As to the facts upon which this opinion is based, we have relied, to the extent we deem proper, upon certificates of public officials and certificates and written statements of officers, directors, employees and representatives of the Company.
 
In our examination, we have assumed the genuineness of all signatures, the authenticity of all documents submitted to us as original documents and the conformity to original documents of all documents submitted to us as copies.  In addition, we have assumed (i) the legal capacity of  natural persons, (ii) the legal power and authority of all persons signing on behalf of the parties to all documents (other than the Company), (iii) the BDC Conversion will have been completed in accordance with the form of Plan of Conversion, (iv) the Plan of Conversion, including the Certificate of Incorporation, will have been filed with the Secretary of State of the State of Delaware, (v) the Certificate of Incorporation and the Bylaws will have become effective substantially in the form of the documents filed as exhibits to the Registration Statement and (vi) the Registration Statement will have been declared effective by the Commission.
 
On the basis of the foregoing and subject to the assumptions and qualifications set forth in this letter, we are of the opinion that when (i) the Underwriting Agreement has been duly executed and delivered by the parties thereto and (ii) the Shares are (a) issued and delivered against receipt by the Company of payment therefor at a price per Share not less than the par value per share of the Common Stock as contemplated by the Registration Statement and in accordance with the terms of the Underwriting Agreement and (b) countersigned by the transfer agent, the Shares will be validly issued, fully paid and nonassessable.
 

 
 

 


March 24, 2010
Page 3
 
 

 
The opinion expressed herein is limited to the General Corporation Law of the State of Delaware.  We are not members of the bar of the State of Delaware, nor do we purport to be experts in the laws of the State of Delaware.
 
This opinion letter has been prepared for your use solely in connection with the Registration Statement.
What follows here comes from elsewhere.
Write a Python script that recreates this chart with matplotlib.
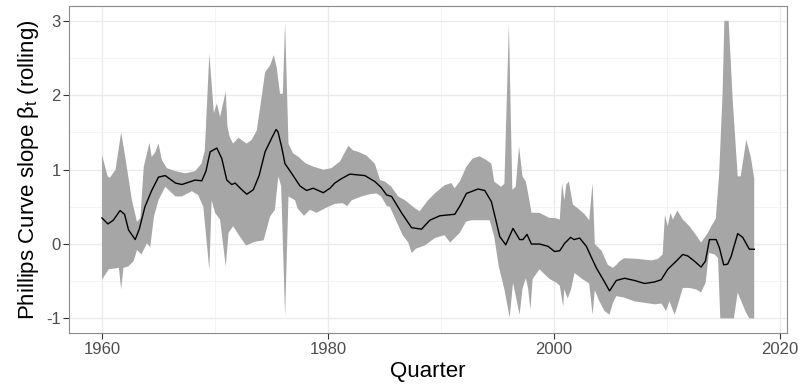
import numpy as np
import matplotlib
matplotlib.use("Agg")
import matplotlib.pyplot as plt

plt.rcParams['font.family'] = ['Liberation Sans', 'DejaVu Sans']
plt.rcParams['axes.unicode_minus'] = False

# rolling slope estimate (black line)
year_mid = [1960.0, 1960.53, 1961.0, 1961.6, 1962.0, 1962.35, 1962.94, 1963.3, 1963.8, 1964.4,
            1965.0, 1965.6, 1966.5, 1967.07, 1968.24, 1968.83, 1969.2, 1969.57, 1970.16, 1970.6,
            1971.04, 1971.48, 1971.78, 1972.3, 1972.81, 1973.39, 1973.9, 1974.43, 1975.0, 1975.4,
            1975.57, 1975.9, 1976.19, 1976.78, 1977.52, 1978.1, 1978.69, 1979.58, 1980.17, 1980.6,
            1981.2, 1981.93, 1983.26, 1984.14, 1984.7, 1985.18, 1985.62, 1986.5, 1987.39, 1988.27,
            1989.0, 1989.89, 1991.21, 1991.7, 1992.24, 1993.27, 1993.86, 1994.45, 1994.8, 1995.19,
            1995.72, 1996.36, 1996.95, 1997.24, 1997.6, 1997.99, 1998.72, 1999.45, 2000.04, 2000.5,
            2000.93, 2001.46, 2001.75, 2002.26, 2002.85, 2003.3, 2003.73, 2004.46, 2004.9, 2005.5,
            2006.23, 2007.11, 2008.0, 2008.88, 2009.47, 2010.05, 2010.8, 2011.38, 2011.82, 2012.41,
            2013.0, 2013.38, 2013.74, 2014.33, 2014.62, 2015.0, 2015.35, 2015.65, 2016.24, 2016.68,
            2017.27, 2017.71]
beta_mid = [0.35, 0.27, 0.32, 0.45, 0.40, 0.19, 0.06, 0.20, 0.50, 0.72,
            0.90, 0.92, 0.82, 0.80, 0.86, 0.85, 0.98, 1.24, 1.29, 1.15,
            0.86, 0.80, 0.82, 0.74, 0.67, 0.73, 0.92, 1.24, 1.42, 1.54,
            1.51, 1.30, 1.08, 0.95, 0.78, 0.72, 0.75, 0.69, 0.75, 0.82,
            0.88, 0.94, 0.92, 0.84, 0.76, 0.66, 0.64, 0.42, 0.22, 0.20,
            0.32, 0.38, 0.40, 0.52, 0.68, 0.74, 0.72, 0.57, 0.35, 0.10,
            -0.01, 0.21, 0.06, 0.06, 0.13, 0.0, 0.0, -0.03, -0.10, -0.09,
            0.01, 0.09, 0.06, 0.08, -0.03, -0.18, -0.32, -0.51, -0.63, -0.49,
            -0.46, -0.49, -0.53, -0.51, -0.48, -0.34, -0.23, -0.14, -0.16, -0.23,
            -0.31, -0.23, 0.06, 0.06, -0.05, -0.28, -0.27, -0.17, 0.14, 0.09,
            -0.07, -0.07]

# upper band
year_up = [1960.0, 1960.5, 1960.7, 1961.2, 1961.7, 1962.06, 1962.65, 1963.1, 1963.4, 1963.7,
           1964.2, 1964.4, 1964.7, 1965.0, 1965.3, 1965.74, 1966.5, 1967.36, 1968.24, 1968.8,
           1969.1, 1969.5, 1969.9, 1970.16, 1970.45, 1970.95, 1971.1, 1971.3, 1971.6, 1972.07,
           1972.8, 1973.25, 1973.7, 1974.13, 1974.43, 1974.87, 1975.2, 1975.46, 1975.75, 1976.0,
           1976.2, 1976.5, 1976.9, 1977.4, 1977.96, 1978.7, 1979.6, 1980.3, 1981.05, 1981.8,
           1982.2, 1982.67, 1983.4, 1984.14, 1984.6, 1985.03, 1985.6, 1986.2, 1986.8, 1987.7,
           1988.1, 1988.85, 1989.44, 1990.3, 1990.9, 1991.2, 1991.65, 1992.24, 1992.8, 1993.4,
           1994.0, 1994.45, 1994.7, 1995.3, 1995.6, 1996.0, 1996.3, 1996.6, 1996.9, 1997.2,
           1997.5, 1997.7, 1998.0, 1998.7, 1999.6, 2000.05, 2000.5, 2000.7, 2000.9, 2001.08,
           2001.3, 2001.66, 2002.1, 2002.7, 2003.1, 2003.4, 2003.6, 2004.2, 2004.75, 2005.2,
           2005.5, 2005.8, 2006.2, 2007.4, 2008.6, 2009.17, 2009.6, 2009.8, 2010.05, 2010.3,
           2010.5, 2010.9, 2011.38, 2011.97, 2012.56, 2013.0, 2013.6, 2013.9, 2014.3, 2014.6,
           2014.9, 2015.06, 2015.44, 2015.8, 2016.24, 2016.5, 2017.0, 2017.4, 2017.7]
beta_up = [1.20, 0.91, 0.89, 1.00, 1.50, 1.17, 0.59, 0.30, 0.35, 1.04,
           1.36, 1.17, 1.23, 1.35, 1.13, 1.02, 0.98, 0.95, 0.98, 1.08,
           1.26, 2.56, 1.76, 1.89, 1.71, 2.05, 1.58, 1.44, 1.35, 1.43,
           1.35, 1.40, 1.53, 1.98, 2.31, 2.40, 2.54, 2.37, 2.02, 2.02,
           2.98, 1.35, 1.22, 1.17, 1.09, 1.04, 1.00, 1.02, 1.11, 1.32,
           1.26, 1.24, 1.19, 1.08, 0.86, 0.84, 0.77, 0.64, 0.59, 0.48,
           0.44, 0.59, 0.68, 0.79, 0.82, 0.75, 0.84, 1.04, 1.15, 1.18,
           1.13, 1.08, 0.84, 0.77, 0.81, 2.96, 0.73, 0.77, 1.31, 0.91,
           0.84, 0.68, 0.42, 0.42, 0.35, 0.35, 0.33, 0.82, 0.59, 0.80,
           0.84, 0.53, 0.48, 0.40, 0.32, 0.82, 0.0, -0.09, -0.28, -0.32,
           -0.28, -0.23, -0.19, -0.20, -0.22, -0.20, -0.14, 0.39, 0.24, 0.42,
           0.33, 0.45, 0.33, 0.24, 0.12, 0.02, 0.15, 0.24, 0.34, 0.95,
           2.02, 3.0, 3.0, 1.93, 0.91, 0.91, 1.40, 1.17, 0.88]

# lower band
year_lo = [1960.0, 1960.6, 1961.5, 1961.7, 1961.9, 1962.35, 1962.8, 1963.1, 1963.5, 1963.97,
           1964.27, 1964.6, 1965.0, 1965.6, 1966.5, 1967.07, 1967.95, 1968.5, 1968.97, 1969.5,
           1969.7, 1970.0, 1970.45, 1970.95, 1971.2, 1971.6, 1972.2, 1972.75, 1973.5, 1974.3,
           1974.87, 1975.3, 1975.6, 1975.85, 1976.2, 1976.5, 1977.08, 1977.3, 1977.87, 1978.4,
           1978.99, 1979.73, 1980.6, 1981.3, 1981.7, 1982.1, 1982.97, 1983.7, 1984.3, 1984.7,
           1985.2, 1985.47, 1986.06, 1986.6, 1987.1, 1987.4, 1987.8, 1988.56, 1989.44, 1990.3,
           1990.8, 1991.65, 1992.2, 1992.7, 1994.3, 1994.7, 1995.1, 1995.6, 1996.07, 1996.36,
           1996.95, 1997.2, 1997.5, 1997.7, 1997.9, 1998.1, 1998.7, 1999.6, 2000.2, 2000.5,
           2000.8, 2000.9, 2001.2, 2001.5, 2001.8, 2002.5, 2003.1, 2003.4, 2003.6, 2004.0,
           2004.46, 2004.9, 2005.2, 2005.5, 2006.2, 2007.1, 2008.0, 2008.9, 2009.5, 2009.9,
           2010.2, 2010.66, 2010.9, 2011.38, 2011.97, 2012.56, 2013.0, 2013.4, 2013.7, 2014.2,
           2014.5, 2014.7, 2015.9, 2016.24, 2016.5, 2017.0, 2017.27, 2017.7]
beta_lo = [-0.48, -0.34, -0.32, -0.61, -0.32, -0.30, -0.23, -0.08, -0.14, 0.01,
           -0.04, 0.37, 0.59, 0.77, 0.64, 0.64, 0.71, 0.66, 0.50, -0.35,
           0.59, 0.42, 0.33, -0.30, 0.15, 0.24, 0.10, -0.02, 0.03, 0.05,
           0.37, 0.46, 0.91, 0.78, -0.97, 0.64, 0.59, 0.48, 0.38, 0.46,
           0.42, 0.48, 0.54, 0.55, 0.51, 0.59, 0.64, 0.67, 0.68, 0.64,
           0.51, 0.50, 0.30, 0.12, 0.02, -0.12, -0.06, -0.02, 0.08, 0.12,
           0.02, 0.15, 0.30, 0.32, 0.32, 0.10, -0.30, -0.61, -0.99, -0.52,
           -0.95, -0.60, -0.46, -0.60, -0.88, -0.47, -0.34, -0.47, -0.52, -0.56,
           -0.84, -0.61, -0.73, -0.61, -0.39, -0.47, -0.53, -0.95, -0.62, -0.77,
           -0.90, -0.95, -0.79, -0.70, -0.72, -0.77, -0.79, -0.81, -0.80, -0.90,
           -0.77, -0.95, -0.84, -0.59, -0.59, -0.61, -0.65, -0.52, -0.12, -0.14,
           -0.19, -1.0, -1.0, -0.65, -0.75, -0.93, -1.0, -1.0]

fig = plt.figure(figsize=(8.02, 3.86), dpi=100)
ax = fig.add_subplot(111)
fig.subplots_adjust(left=0.0864, right=0.9813, top=0.9845, bottom=0.1365)

# ribbon: upper edge forward, lower edge back
ax.fill(np.concatenate([year_up, year_lo[::-1]]),
        np.concatenate([beta_up, beta_lo[::-1]]),
        color='#a6a6a6', linewidth=0, zorder=2)
ax.plot(year_mid, beta_mid, color='black', lw=1.0, zorder=3)

ax.set_xlim(1957.11, 2020.6)
ax.set_ylim(-1.2, 3.2)
ax.set_xticks([1960, 1980, 2000, 2020])
ax.set_xticks([1970, 1990, 2010], minor=True)
ax.set_yticks([-1, 0, 1, 2, 3])
ax.set_yticks([-0.5, 0.5, 1.5, 2.5], minor=True)
ax.grid(which='major', color='#ebebeb', lw=1.0, zorder=0)
ax.grid(which='minor', color='#f2f2f2', lw=0.6, zorder=0)
ax.set_axisbelow(True)

ax.tick_params(which='major', length=4, width=0.8, color='#333333',
               labelsize=12, labelcolor='#4d4d4d', pad=2)
ax.tick_params(which='minor', length=0)
for s in ax.spines.values():
    s.set_color('#8a8a8a')
    s.set_linewidth(0.8)

ax.set_xlabel('Quarter', fontsize=16, labelpad=3)
ax.set_ylabel(r'Phillips Curve slope β$_\mathregular{t}$ (rolling)', fontsize=16, labelpad=4)

fig.savefig('out.png', dpi=100)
We assume no obligation to advise you of any changes in the foregoing subsequent to the date of this opinion.
 
We hereby consent to the filing of this opinion as an exhibit to the Registration Statement and to the reference to this firm under the caption “Legal Matters” in the prospectus which forms a part of the Registration Statement. In giving such consent, we do not thereby admit that we are in the category of persons whose consent is required under Section 7 of the Securities Act or the rules and regulations of the Commission thereunder.